Andando oltre l’umanesimo della modernità, il postmoderno non poteva coerentemente che portare con sé il progetto di un «postumanesimo», che non significa andare «contro» le ragioni dell’uomo, ma pensare di poter immaginare un «altro» modello di essere umano, sulla base delle enormi risorse manipolatorie che la tecnologia ha messo nelle mani di un uomo ormai capace di costruire se stesso. Quello che sta prevalendo in questo progetto di ricostruzione postumanistica dell’uomo è l’analogia, oggi considerata ovvia e trasparente, fra capacità cognitive e del cervello umano e forme digitali dell’intelligenza artificiale. L’uomo in fondo è un computer contenuto in un involucro di carne.
La nostra vita è già molto legata alla rete informatica delle comunicazioni globali. Basta aspettare il giorno in cui questo collegamento sarà operato direttamente da nostro cervello.

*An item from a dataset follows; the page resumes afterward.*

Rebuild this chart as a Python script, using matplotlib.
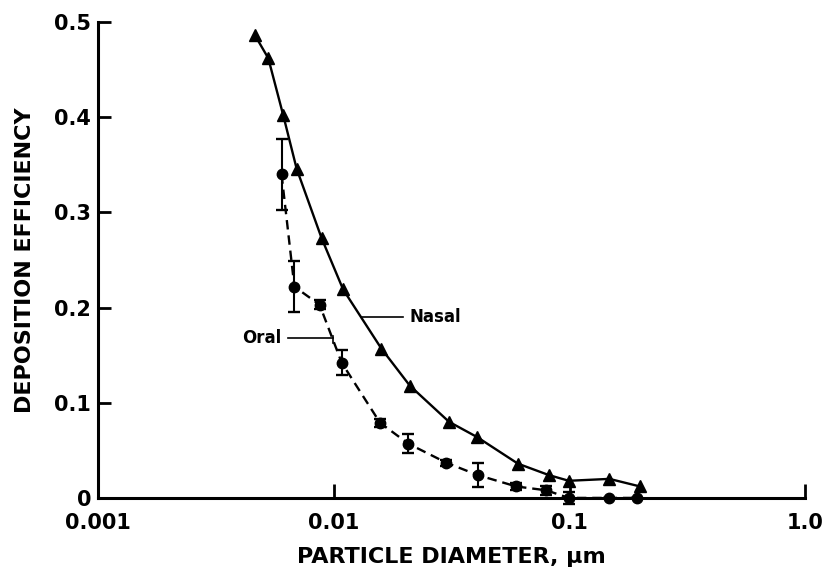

A pensarci bene siamo di nuovo al transistor di Cartesio. Salvo il fatto che la «trascendenza» a cui si accede è quella del gigantesco oceano di dati ormai divenuto la «cosa» più reale del mondo.
Siamo in qualche modo tornati a Cartesio anche perché in questa immaginazione di un uomo ormai fisicamente legato ai processi di elaborazione della macchina il corpo perde definitivamente la sua essenzialità. Siamo appunto in quella che è stata chiamata cultura «postorganica».
Già in molti modi oggi il corpo umano è integrato artificialmente. Basta attendere del tempo perché la differenza fra organico e artificiale perda di senso. Il terzo episodio di Matrix si conclude con la spettacolare scena dell’Eletto perfettamente trasfigurato nella luce verdognola dei cristalli liquidi. Scena innegabilmente evocatrice dell’episodio evangelico.
Ma anche decisa a sigillare nell’estetica cinematografica il declino definitivo di un principio essenziale del vecchio mondo. Quell’esaltazione del corpo, che vedeva nel «sacramento della carne» il luogo della verità umana e della rivelazione divina, sembra destinata a esaurire la sua forza di persuasione, portandoci verso soglie dell’ignoto che hanno le sembianze della fine.